Bisogna promuovere l’allargamento di responsabilità pedagogica all’intera comunità territoriale, nei confronti di quei soggetti che vi appartengono e a vario titolo svolgono compiti educativi. Questo si trasforma nella promozione di un modello di learnfare sociale fondato sul diritto all’apprendimento. Ed è vero anche che i contenuti didattici non sono adeguati alle nuove sfide che ci troviamo ad affrontare e per primi gli insegnanti soprattutto di medie inferiori e superiori devono aggiornare le loro competenze, perché diversamente se non sanno trasmettere nuovi insegnamenti non riescono nemmeno d interessare i ragazzi che poi come vediamo lasciano i percorsi formativi intrapresi.
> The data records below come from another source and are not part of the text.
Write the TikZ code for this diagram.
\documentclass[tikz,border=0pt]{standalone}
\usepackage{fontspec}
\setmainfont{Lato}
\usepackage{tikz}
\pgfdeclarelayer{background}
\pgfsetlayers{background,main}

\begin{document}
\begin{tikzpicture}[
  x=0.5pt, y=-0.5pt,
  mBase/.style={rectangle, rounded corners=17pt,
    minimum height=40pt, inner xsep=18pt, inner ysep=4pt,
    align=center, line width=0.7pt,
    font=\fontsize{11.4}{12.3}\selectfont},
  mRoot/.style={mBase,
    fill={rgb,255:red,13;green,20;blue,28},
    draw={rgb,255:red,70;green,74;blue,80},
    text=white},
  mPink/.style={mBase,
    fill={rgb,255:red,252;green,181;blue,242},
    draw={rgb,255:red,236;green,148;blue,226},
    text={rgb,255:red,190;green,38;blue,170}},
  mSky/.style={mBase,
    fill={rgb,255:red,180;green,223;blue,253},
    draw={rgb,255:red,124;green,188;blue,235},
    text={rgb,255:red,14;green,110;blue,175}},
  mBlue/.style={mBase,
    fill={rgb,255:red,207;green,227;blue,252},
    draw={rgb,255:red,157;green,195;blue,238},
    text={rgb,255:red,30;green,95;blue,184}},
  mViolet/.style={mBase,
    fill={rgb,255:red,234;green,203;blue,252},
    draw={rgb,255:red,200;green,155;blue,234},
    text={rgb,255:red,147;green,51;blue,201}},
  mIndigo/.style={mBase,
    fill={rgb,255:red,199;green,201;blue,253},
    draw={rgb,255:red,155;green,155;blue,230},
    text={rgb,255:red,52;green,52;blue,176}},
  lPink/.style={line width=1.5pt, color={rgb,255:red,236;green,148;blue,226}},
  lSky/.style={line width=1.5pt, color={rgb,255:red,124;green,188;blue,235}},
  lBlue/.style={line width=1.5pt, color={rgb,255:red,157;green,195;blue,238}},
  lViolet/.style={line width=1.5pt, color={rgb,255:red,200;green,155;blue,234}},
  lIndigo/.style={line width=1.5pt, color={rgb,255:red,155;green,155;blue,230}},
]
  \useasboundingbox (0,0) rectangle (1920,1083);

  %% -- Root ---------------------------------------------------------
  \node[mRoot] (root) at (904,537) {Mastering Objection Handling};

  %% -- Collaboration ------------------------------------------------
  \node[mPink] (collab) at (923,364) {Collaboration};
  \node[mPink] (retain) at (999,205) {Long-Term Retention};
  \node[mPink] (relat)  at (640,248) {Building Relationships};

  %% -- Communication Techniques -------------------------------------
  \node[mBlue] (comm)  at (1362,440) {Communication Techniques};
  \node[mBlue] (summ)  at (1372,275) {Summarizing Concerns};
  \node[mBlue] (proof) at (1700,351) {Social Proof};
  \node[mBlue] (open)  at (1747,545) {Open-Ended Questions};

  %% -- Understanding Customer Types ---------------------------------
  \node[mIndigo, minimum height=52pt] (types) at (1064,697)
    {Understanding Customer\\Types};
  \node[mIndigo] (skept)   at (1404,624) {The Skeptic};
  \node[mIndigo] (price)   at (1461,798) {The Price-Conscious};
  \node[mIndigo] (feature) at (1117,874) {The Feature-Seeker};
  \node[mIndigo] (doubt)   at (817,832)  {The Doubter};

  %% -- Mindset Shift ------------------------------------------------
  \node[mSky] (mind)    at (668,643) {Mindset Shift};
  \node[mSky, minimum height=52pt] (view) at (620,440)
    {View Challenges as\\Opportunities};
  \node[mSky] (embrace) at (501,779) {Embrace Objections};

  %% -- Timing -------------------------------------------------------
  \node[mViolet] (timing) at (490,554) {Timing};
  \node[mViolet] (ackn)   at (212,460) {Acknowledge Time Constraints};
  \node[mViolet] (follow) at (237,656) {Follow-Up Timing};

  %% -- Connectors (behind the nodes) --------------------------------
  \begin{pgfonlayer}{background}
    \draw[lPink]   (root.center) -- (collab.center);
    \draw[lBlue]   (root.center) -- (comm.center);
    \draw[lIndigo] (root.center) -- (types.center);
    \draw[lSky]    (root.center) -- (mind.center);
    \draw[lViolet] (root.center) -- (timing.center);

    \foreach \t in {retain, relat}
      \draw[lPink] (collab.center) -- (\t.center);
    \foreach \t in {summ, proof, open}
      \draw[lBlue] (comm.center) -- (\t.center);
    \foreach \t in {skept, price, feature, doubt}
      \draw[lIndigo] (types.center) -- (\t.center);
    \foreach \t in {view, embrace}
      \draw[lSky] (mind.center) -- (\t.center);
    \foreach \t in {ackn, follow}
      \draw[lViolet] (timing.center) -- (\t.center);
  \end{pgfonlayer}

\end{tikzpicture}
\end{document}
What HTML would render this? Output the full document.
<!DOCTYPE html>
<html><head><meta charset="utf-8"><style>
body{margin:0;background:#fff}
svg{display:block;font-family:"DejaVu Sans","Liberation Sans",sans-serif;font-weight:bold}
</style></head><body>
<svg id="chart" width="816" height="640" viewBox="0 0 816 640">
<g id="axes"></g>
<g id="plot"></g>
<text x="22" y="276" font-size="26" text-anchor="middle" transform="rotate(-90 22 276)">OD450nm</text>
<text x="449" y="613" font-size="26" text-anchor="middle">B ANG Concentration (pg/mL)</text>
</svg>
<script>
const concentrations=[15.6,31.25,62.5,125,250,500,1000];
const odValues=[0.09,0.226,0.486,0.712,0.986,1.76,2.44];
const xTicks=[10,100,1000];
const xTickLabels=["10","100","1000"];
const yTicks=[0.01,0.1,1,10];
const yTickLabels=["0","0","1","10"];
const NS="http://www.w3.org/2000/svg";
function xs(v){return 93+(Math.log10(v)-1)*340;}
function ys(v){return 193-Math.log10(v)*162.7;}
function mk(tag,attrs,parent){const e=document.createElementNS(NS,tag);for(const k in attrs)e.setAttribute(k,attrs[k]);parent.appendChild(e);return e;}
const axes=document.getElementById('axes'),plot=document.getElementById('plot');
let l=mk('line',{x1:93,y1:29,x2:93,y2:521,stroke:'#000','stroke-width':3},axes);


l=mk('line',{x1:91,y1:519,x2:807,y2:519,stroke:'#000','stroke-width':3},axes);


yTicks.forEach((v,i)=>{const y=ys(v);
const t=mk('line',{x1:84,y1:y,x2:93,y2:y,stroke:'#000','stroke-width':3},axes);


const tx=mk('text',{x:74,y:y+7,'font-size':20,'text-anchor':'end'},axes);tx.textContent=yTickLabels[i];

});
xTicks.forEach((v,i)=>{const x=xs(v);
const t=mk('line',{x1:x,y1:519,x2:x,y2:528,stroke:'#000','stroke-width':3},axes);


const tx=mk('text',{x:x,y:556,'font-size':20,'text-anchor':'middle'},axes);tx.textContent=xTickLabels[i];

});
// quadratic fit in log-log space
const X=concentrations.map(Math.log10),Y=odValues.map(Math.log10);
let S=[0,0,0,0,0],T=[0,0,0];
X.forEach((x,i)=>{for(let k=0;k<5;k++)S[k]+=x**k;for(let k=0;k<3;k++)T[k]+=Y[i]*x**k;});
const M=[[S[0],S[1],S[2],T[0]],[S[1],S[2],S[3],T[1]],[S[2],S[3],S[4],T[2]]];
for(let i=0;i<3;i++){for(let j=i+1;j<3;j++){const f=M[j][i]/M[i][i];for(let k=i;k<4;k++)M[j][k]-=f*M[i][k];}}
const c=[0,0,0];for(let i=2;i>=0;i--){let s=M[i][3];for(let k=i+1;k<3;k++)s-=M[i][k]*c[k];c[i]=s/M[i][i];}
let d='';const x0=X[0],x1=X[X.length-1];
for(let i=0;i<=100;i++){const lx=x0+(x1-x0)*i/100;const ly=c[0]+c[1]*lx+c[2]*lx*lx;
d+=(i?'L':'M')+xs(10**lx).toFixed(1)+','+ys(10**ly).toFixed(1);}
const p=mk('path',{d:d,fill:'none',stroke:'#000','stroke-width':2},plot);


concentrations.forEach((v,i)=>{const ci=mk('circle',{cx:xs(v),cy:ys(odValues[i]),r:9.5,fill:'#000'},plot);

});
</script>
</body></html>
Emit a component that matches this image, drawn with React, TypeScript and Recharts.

Un esempio per tutti. Gli Istituti professionali sono scuole di istruzione secondaria superiore che offrono una preparazione tecnica e professionale, con l’obiettivo di formare studenti per l’ingresso nel mondo del lavoro o per proseguire gli studi universitari. La durata del corso è di 5 anni e si concludono con il diploma di istruzione superiore. Ma insegnano i profili professionali che le aziende cercano?

Le fondazioni ITS Academy sono istituti ad alta specializzazione tecnologica, realizzati nel modello di “Fondazione di partecipazione”, che si occupano di formazione terziaria professionalizzante non accademica. Queste fondazioni, gestite da scuole, enti di formazione, università e imprese, offrono percorsi di studio che si concentrano sulle esigenze del mercato del lavoro in aree tecnologiche strategiche. Ne abbiamo sul territorio un numero adeguato?